TASK TO COMPLETE:
Return all of the data exactly as written, without the pictures.
[begin THE DATA]
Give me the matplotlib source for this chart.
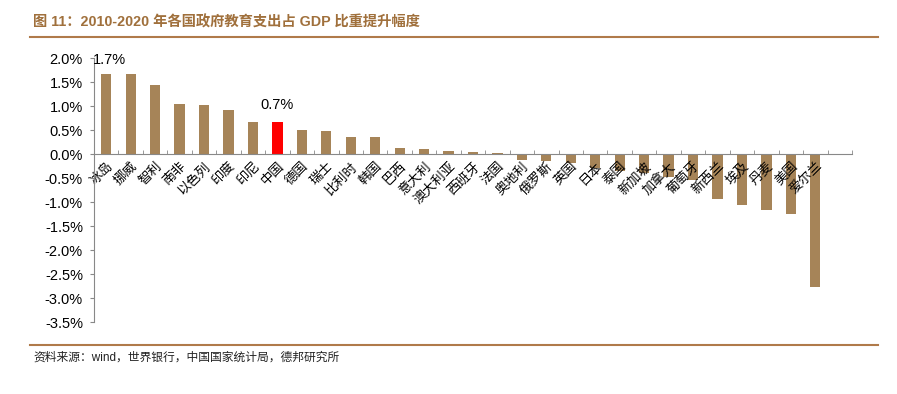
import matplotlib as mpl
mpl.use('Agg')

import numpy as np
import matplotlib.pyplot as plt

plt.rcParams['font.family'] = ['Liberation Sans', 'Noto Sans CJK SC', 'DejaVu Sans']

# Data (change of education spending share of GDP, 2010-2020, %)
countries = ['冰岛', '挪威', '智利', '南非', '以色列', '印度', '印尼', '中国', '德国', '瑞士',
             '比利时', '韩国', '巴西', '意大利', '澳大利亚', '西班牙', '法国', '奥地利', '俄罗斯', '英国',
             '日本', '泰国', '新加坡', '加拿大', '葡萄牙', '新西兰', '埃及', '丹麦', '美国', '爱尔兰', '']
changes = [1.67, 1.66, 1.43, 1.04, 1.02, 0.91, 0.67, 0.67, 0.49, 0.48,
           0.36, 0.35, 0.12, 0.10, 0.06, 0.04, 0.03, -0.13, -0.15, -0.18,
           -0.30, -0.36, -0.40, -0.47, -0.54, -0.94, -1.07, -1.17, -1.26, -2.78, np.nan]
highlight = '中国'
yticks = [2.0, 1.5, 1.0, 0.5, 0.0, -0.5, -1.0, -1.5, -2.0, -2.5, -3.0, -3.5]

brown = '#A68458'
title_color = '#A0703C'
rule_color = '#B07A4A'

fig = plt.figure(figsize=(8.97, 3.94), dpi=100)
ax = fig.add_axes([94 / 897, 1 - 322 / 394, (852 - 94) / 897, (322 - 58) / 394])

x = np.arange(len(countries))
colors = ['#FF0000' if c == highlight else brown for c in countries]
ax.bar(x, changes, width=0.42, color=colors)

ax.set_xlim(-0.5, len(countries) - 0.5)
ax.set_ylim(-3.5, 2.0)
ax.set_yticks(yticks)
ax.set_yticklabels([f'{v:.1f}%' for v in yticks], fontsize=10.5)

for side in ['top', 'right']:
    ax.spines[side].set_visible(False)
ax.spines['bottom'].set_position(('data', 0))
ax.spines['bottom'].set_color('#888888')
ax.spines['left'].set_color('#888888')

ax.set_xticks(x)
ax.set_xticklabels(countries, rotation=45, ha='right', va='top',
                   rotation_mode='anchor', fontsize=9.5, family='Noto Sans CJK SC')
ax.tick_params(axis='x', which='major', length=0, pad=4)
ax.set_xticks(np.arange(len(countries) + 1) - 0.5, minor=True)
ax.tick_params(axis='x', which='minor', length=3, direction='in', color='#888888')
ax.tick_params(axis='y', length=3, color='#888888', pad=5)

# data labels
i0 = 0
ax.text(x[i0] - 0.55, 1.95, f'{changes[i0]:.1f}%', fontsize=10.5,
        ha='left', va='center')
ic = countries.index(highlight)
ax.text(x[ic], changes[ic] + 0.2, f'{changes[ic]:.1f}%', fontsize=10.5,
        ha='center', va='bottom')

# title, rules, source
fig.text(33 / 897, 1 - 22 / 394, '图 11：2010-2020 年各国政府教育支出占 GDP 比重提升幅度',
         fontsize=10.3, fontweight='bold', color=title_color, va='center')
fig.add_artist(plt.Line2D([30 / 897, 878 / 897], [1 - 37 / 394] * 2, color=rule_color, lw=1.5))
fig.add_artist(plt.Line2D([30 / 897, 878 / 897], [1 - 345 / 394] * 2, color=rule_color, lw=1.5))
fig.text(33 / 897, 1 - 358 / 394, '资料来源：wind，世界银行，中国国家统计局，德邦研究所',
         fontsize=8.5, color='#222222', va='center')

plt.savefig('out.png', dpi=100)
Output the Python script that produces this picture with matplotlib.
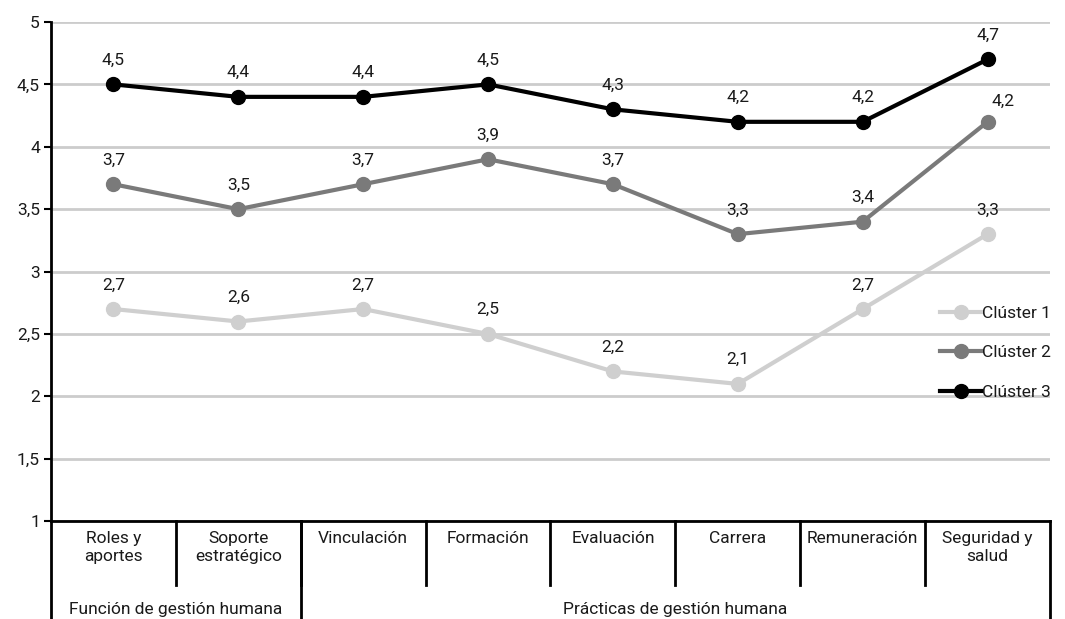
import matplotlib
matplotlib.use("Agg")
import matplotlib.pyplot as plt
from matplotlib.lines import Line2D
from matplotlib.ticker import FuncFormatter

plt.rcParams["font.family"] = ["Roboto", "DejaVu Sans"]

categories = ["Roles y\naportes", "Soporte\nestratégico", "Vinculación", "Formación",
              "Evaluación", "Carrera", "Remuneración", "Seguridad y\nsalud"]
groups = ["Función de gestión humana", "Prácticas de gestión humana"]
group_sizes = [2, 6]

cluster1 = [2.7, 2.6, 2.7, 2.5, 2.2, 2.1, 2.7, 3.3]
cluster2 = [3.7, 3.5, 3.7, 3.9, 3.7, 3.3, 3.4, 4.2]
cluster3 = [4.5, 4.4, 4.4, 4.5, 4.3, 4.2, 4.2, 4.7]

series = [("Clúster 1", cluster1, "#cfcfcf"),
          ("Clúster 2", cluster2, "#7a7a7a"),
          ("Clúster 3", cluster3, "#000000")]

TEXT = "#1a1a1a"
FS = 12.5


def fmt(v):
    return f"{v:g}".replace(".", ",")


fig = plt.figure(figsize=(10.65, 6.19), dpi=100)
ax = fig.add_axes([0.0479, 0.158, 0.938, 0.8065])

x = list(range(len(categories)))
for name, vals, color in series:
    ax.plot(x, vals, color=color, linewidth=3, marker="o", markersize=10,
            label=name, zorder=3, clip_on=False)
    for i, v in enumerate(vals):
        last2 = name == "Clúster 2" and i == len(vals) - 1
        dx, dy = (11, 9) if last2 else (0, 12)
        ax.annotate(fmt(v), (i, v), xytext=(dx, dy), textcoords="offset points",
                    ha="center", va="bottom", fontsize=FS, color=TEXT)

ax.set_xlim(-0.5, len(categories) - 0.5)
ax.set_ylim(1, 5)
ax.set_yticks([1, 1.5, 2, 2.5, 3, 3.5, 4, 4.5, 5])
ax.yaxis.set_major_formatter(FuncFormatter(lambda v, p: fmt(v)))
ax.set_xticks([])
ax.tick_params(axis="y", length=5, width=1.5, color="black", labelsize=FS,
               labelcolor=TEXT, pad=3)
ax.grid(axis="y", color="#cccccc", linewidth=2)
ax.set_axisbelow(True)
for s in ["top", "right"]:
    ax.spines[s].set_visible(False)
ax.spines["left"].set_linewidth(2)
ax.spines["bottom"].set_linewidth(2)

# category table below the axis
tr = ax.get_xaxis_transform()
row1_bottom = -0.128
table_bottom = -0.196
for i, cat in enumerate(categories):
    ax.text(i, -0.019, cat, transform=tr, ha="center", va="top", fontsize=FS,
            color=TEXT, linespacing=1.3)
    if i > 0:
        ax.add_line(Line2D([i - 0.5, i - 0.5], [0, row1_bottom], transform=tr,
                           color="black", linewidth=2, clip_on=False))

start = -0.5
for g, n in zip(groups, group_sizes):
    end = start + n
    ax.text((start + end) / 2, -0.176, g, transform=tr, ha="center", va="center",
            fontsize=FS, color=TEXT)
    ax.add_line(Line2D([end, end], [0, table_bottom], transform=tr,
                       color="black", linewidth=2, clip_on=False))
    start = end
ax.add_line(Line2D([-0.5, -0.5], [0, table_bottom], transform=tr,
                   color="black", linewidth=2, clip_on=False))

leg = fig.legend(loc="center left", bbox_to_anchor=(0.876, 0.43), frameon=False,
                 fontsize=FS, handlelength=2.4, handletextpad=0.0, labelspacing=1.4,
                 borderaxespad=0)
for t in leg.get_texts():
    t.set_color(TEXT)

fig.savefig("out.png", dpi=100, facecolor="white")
[end THE DATA]
THE COMPLETED TASK:
Give me the matplotlib source for this chart.
import matplotlib as mpl
mpl.use('Agg')

import numpy as np
import matplotlib.pyplot as plt

plt.rcParams['font.family'] = ['Liberation Sans', 'Noto Sans CJK SC', 'DejaVu Sans']

# Data (change of education spending share of GDP, 2010-2020, %)
countries = ['冰岛', '挪威', '智利', '南非', '以色列', '印度', '印尼', '中国', '德国', '瑞士',
             '比利时', '韩国', '巴西', '意大利', '澳大利亚', '西班牙', '法国', '奥地利', '俄罗斯', '英国',
             '日本', '泰国', '新加坡', '加拿大', '葡萄牙', '新西兰', '埃及', '丹麦', '美国', '爱尔兰', '']
changes = [1.67, 1.66, 1.43, 1.04, 1.02, 0.91, 0.67, 0.67, 0.49, 0.48,
           0.36, 0.35, 0.12, 0.10, 0.06, 0.04, 0.03, -0.13, -0.15, -0.18,
           -0.30, -0.36, -0.40, -0.47, -0.54, -0.94, -1.07, -1.17, -1.26, -2.78, np.nan]
highlight = '中国'
yticks = [2.0, 1.5, 1.0, 0.5, 0.0, -0.5, -1.0, -1.5, -2.0, -2.5, -3.0, -3.5]

brown = '#A68458'
title_color = '#A0703C'
rule_color = '#B07A4A'

fig = plt.figure(figsize=(8.97, 3.94), dpi=100)
ax = fig.add_axes([94 / 897, 1 - 322 / 394, (852 - 94) / 897, (322 - 58) / 394])

x = np.arange(len(countries))
colors = ['#FF0000' if c == highlight else brown for c in countries]
ax.bar(x, changes, width=0.42, color=colors)

ax.set_xlim(-0.5, len(countries) - 0.5)
ax.set_ylim(-3.5, 2.0)
ax.set_yticks(yticks)
ax.set_yticklabels([f'{v:.1f}%' for v in yticks], fontsize=10.5)

for side in ['top', 'right']:
    ax.spines[side].set_visible(False)
ax.spines['bottom'].set_position(('data', 0))
ax.spines['bottom'].set_color('#888888')
ax.spines['left'].set_color('#888888')

ax.set_xticks(x)
ax.set_xticklabels(countries, rotation=45, ha='right', va='top',
                   rotation_mode='anchor', fontsize=9.5, family='Noto Sans CJK SC')
ax.tick_params(axis='x', which='major', length=0, pad=4)
ax.set_xticks(np.arange(len(countries) + 1) - 0.5, minor=True)
ax.tick_params(axis='x', which='minor', length=3, direction='in', color='#888888')
ax.tick_params(axis='y', length=3, color='#888888', pad=5)

# data labels
i0 = 0
ax.text(x[i0] - 0.55, 1.95, f'{changes[i0]:.1f}%', fontsize=10.5,
        ha='left', va='center')
ic = countries.index(highlight)
ax.text(x[ic], changes[ic] + 0.2, f'{changes[ic]:.1f}%', fontsize=10.5,
        ha='center', va='bottom')

# title, rules, source
fig.text(33 / 897, 1 - 22 / 394, '图 11：2010-2020 年各国政府教育支出占 GDP 比重提升幅度',
         fontsize=10.3, fontweight='bold', color=title_color, va='center')
fig.add_artist(plt.Line2D([30 / 897, 878 / 897], [1 - 37 / 394] * 2, color=rule_color, lw=1.5))
fig.add_artist(plt.Line2D([30 / 897, 878 / 897], [1 - 345 / 394] * 2, color=rule_color, lw=1.5))
fig.text(33 / 897, 1 - 358 / 394, '资料来源：wind，世界银行，中国国家统计局，德邦研究所',
         fontsize=8.5, color='#222222', va='center')

plt.savefig('out.png', dpi=100)
Output the Python script that produces this picture with matplotlib.
import matplotlib
matplotlib.use("Agg")
import matplotlib.pyplot as plt
from matplotlib.lines import Line2D
from matplotlib.ticker import FuncFormatter

plt.rcParams["font.family"] = ["Roboto", "DejaVu Sans"]

categories = ["Roles y\naportes", "Soporte\nestratégico", "Vinculación", "Formación",
              "Evaluación", "Carrera", "Remuneración", "Seguridad y\nsalud"]
groups = ["Función de gestión humana", "Prácticas de gestión humana"]
group_sizes = [2, 6]

cluster1 = [2.7, 2.6, 2.7, 2.5, 2.2, 2.1, 2.7, 3.3]
cluster2 = [3.7, 3.5, 3.7, 3.9, 3.7, 3.3, 3.4, 4.2]
cluster3 = [4.5, 4.4, 4.4, 4.5, 4.3, 4.2, 4.2, 4.7]

series = [("Clúster 1", cluster1, "#cfcfcf"),
          ("Clúster 2", cluster2, "#7a7a7a"),
          ("Clúster 3", cluster3, "#000000")]

TEXT = "#1a1a1a"
FS = 12.5


def fmt(v):
    return f"{v:g}".replace(".", ",")


fig = plt.figure(figsize=(10.65, 6.19), dpi=100)
ax = fig.add_axes([0.0479, 0.158, 0.938, 0.8065])

x = list(range(len(categories)))
for name, vals, color in series:
    ax.plot(x, vals, color=color, linewidth=3, marker="o", markersize=10,
            label=name, zorder=3, clip_on=False)
    for i, v in enumerate(vals):
        last2 = name == "Clúster 2" and i == len(vals) - 1
        dx, dy = (11, 9) if last2 else (0, 12)
        ax.annotate(fmt(v), (i, v), xytext=(dx, dy), textcoords="offset points",
                    ha="center", va="bottom", fontsize=FS, color=TEXT)

ax.set_xlim(-0.5, len(categories) - 0.5)
ax.set_ylim(1, 5)
ax.set_yticks([1, 1.5, 2, 2.5, 3, 3.5, 4, 4.5, 5])
ax.yaxis.set_major_formatter(FuncFormatter(lambda v, p: fmt(v)))
ax.set_xticks([])
ax.tick_params(axis="y", length=5, width=1.5, color="black", labelsize=FS,
               labelcolor=TEXT, pad=3)
ax.grid(axis="y", color="#cccccc", linewidth=2)
ax.set_axisbelow(True)
for s in ["top", "right"]:
    ax.spines[s].set_visible(False)
ax.spines["left"].set_linewidth(2)
ax.spines["bottom"].set_linewidth(2)

# category table below the axis
tr = ax.get_xaxis_transform()
row1_bottom = -0.128
table_bottom = -0.196
for i, cat in enumerate(categories):
    ax.text(i, -0.019, cat, transform=tr, ha="center", va="top", fontsize=FS,
            color=TEXT, linespacing=1.3)
    if i > 0:
        ax.add_line(Line2D([i - 0.5, i - 0.5], [0, row1_bottom], transform=tr,
                           color="black", linewidth=2, clip_on=False))

start = -0.5
for g, n in zip(groups, group_sizes):
    end = start + n
    ax.text((start + end) / 2, -0.176, g, transform=tr, ha="center", va="center",
            fontsize=FS, color=TEXT)
    ax.add_line(Line2D([end, end], [0, table_bottom], transform=tr,
                       color="black", linewidth=2, clip_on=False))
    start = end
ax.add_line(Line2D([-0.5, -0.5], [0, table_bottom], transform=tr,
                   color="black", linewidth=2, clip_on=False))

leg = fig.legend(loc="center left", bbox_to_anchor=(0.876, 0.43), frameon=False,
                 fontsize=FS, handlelength=2.4, handletextpad=0.0, labelspacing=1.4,
                 borderaxespad=0)
for t in leg.get_texts():
    t.set_color(TEXT)

fig.savefig("out.png", dpi=100, facecolor="white")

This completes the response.